Trans woman jailed for explosives offence wins legal right to change gender

Four-year legal battle with Ministry of Justice ends

Harriet Agerholm
Tuesday 16 October 2018 14:41 BST
The woman began formal action against Justice Secretary David Gauke in 2014
The woman began formal action against Justice Secretary David Gauke in 2014 (Reuters)

A father-of-seven who lives as a woman and was jailed for possessing explosives has won the right to be recognised as female.

The woman began formal action against Justice Secretary David Gauke in 2014, after a specialist panel said she did not satisfy the terms of the 2004 Gender Recognition Act and refused to approve her application.

Following an appeal, a judge has now ordered the woman – referred to only as Ms Jay – be granted a gender recognition certificate.

Earlier this year, the Family Division of the High Court heard Ms Jay had “transitioned” a decade ago and made series of applications to a specialist tribunal called the Gender Recognition Panel.

In a written ruling, Lord Justice Baker said Ms Jay had experienced a “number of problems in her life”.

The woman, who has been married three times, was convicted of obtaining explosives with intent to endanger life and given an eight-year jail term in 2011.

She made her first application to the Gender Recognition Panel in 2014 before being released from prison on licence in 2015, according to the ruling.

After considering the evidence and relevant legislation, the judge decided Ms Jay’s case “manifestly satisfied” criteria set out in gender recognition legislation.

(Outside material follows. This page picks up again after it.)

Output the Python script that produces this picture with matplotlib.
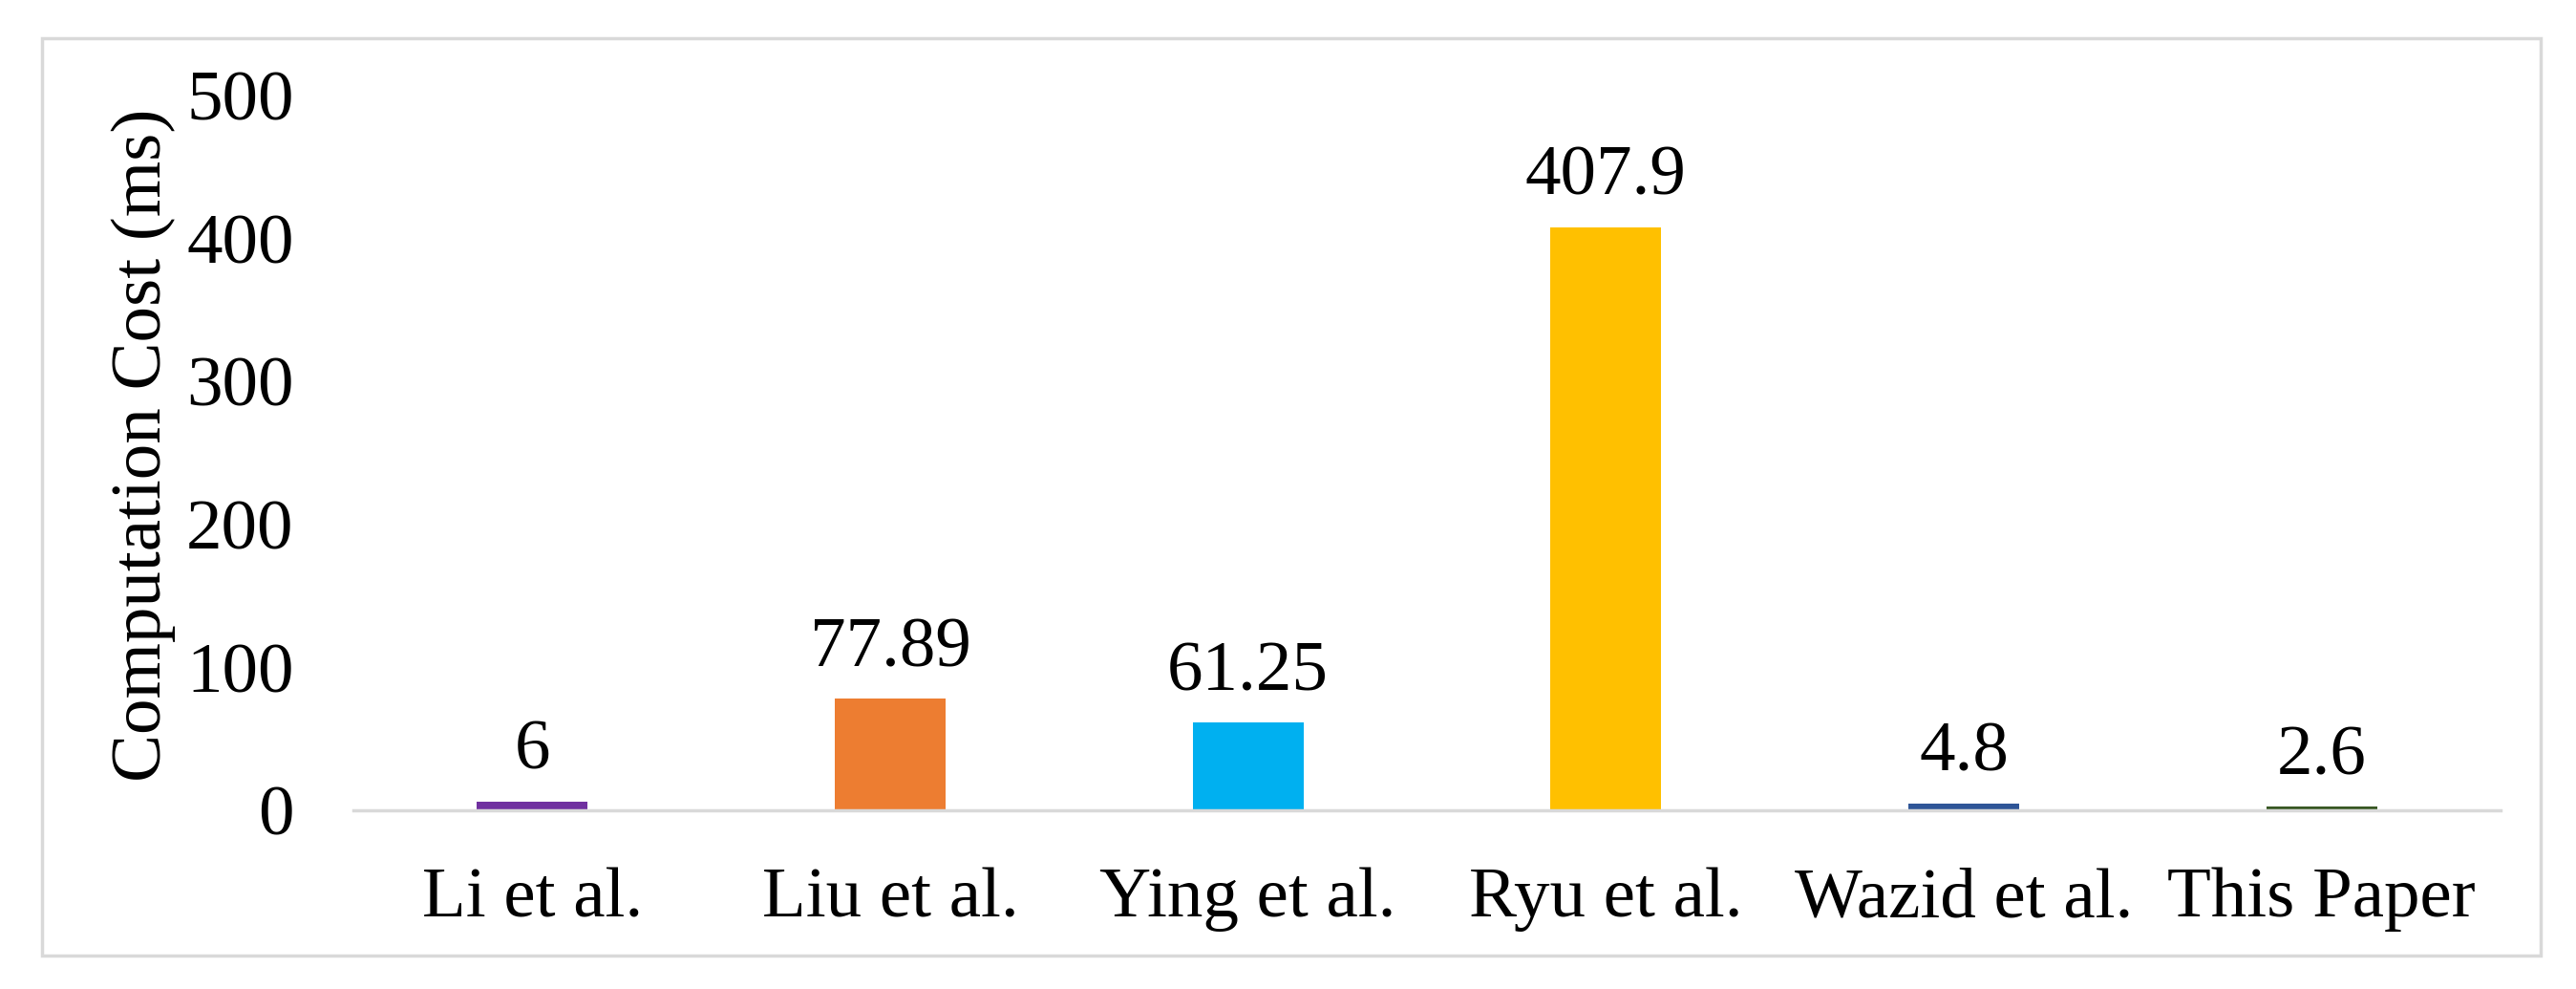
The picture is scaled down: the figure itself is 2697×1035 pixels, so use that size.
import matplotlib.pyplot as plt
from matplotlib.patches import Rectangle

plt.rcParams['font.family'] = ['Liberation Serif', 'DejaVu Serif']

schemes = ["Li et al.", "Liu et al.", "Ying et al.", "Ryu et al.", "Wazid et al.", "This Paper"]
costs = [6, 77.89, 61.25, 407.9, 4.8, 2.6]
labels = ["6", "77.89", "61.25", "407.9", "4.8", "2.6"]
colors = ["#7030A0", "#ED7D31", "#00B0F0", "#FFC000", "#2F5597", "#385723"]

fs = 54

fig = plt.figure(figsize=(26.97, 10.35), dpi=100)
ax = fig.add_axes([0.1372, 0.1807, 0.8335, 0.7227])

x = range(len(schemes))
bars = ax.bar(x, costs, width=0.31, color=colors)
for b, lab in zip(bars, labels):
    ax.annotate(lab, (b.get_x() + b.get_width() / 2, b.get_height()),
                xytext=(0, 24.5), textcoords="offset points",
                ha="center", va="baseline", fontsize=fs)

ax.set_xlim(-0.5, len(schemes) - 0.5)
ax.set_ylim(0, 500)
ax.set_yticks([0, 100, 200, 300, 400, 500])
ax.set_xticks(list(x))
ax.set_xticklabels(schemes)
ax.tick_params(axis="both", length=0, labelsize=fs)
ax.tick_params(axis="x", pad=43)
ax.tick_params(axis="y", pad=45)
ax.set_ylabel("Computation Cost (ms)", fontsize=fs)
ax.yaxis.set_label_coords(-0.0827, 0.511)

for s in ["top", "right", "left"]:
    ax.spines[s].set_visible(False)
ax.spines["bottom"].set_color("#D9D9D9")
ax.spines["bottom"].set_linewidth(2.5)

# outer chart border
fig.patches.append(Rectangle((0.0163, 0.0338), 0.97, 0.9276, transform=fig.transFigure,
                             fill=False, edgecolor="#D9D9D9", linewidth=2.5))

fig.savefig("out.png", dpi=100)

The woman had difficulties complying with “directions” partly because of her “status as a prisoner”, the judge ruled, adding that he was satisfied that her appeal should be allowed.

According to a government survey, there are 125 transgender prisoners in England and Wales, although the Ministry of Justice says the number is likely to be higher.

It can take more than five years for a trans person to obtain a gender recognition certificate and the system has been criticised by LGBT+ rights campaigners for being unnecessarily complex.

The government has launched a consultation in England and Wales, ending next week, that will consider how to improve the process.

Some warn a change in the law will make it easier for men to claim they identify as women in order to transfer to women’s jails even if they are not genuine. Others argue forcing trans women to remain in male prisons leave them vulnerable to attack.